In Dart v. Van Sleek, 7 Johns. 501, Chief Justice Kent observes: As this act was passed, not only after the escape, but after suit brought, it can apply to and govern the case in but one of two ways: it must be considered either as creating a new rule for the government of the past case, or as declaring the interpretation of the former statutes for the direction of the court. I should be unwilling to consider any act so intended, unless that intention was made manifest by express words, because it would be a violation of fundamental principles, which is never to be presumed. The very essence of a new law is that it is a rule for future cases. The construction contended for would make the statute operate unjustly. It would make it defeat a suit already commenced or a right already vested. It would be punishing an innocent party with costs as well as divesting him of a right previously acquired under existing laws.

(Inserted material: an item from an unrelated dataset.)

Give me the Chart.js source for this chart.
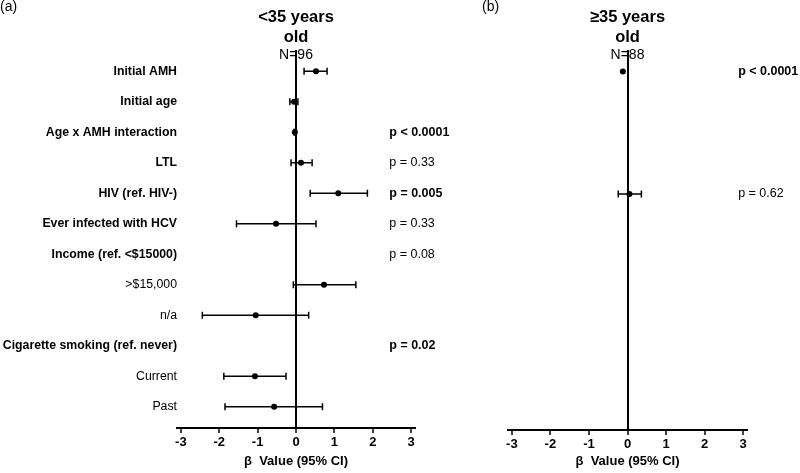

The importance to the public of the questions involved in this case, and others depending on its decision, will afford me an excuse and justification for the length of this opinion. I consider it my duty to give the subject full investigation; to state the ground of that opinion as well as the reasons and authority upon which it is founded.

Section 41 of the revenue law provides that in suits for taxes, in case judgment is rendered for the defendant, it shall be general, without costs. The court below erred in awarding defendant his costs.

The judgment of the district court is affirmed, except as to costs, and said court is directed to modify its judgment by annulling and striking out so much thereof as awards costs to the defendant. The order denying a new trial is affirmed.

Whereas, the appellant was obliged to appeal in order to be relieved of the costs adjudged against it in the district court, it is adjudged that the respondent pay the costs of appeal and of this court.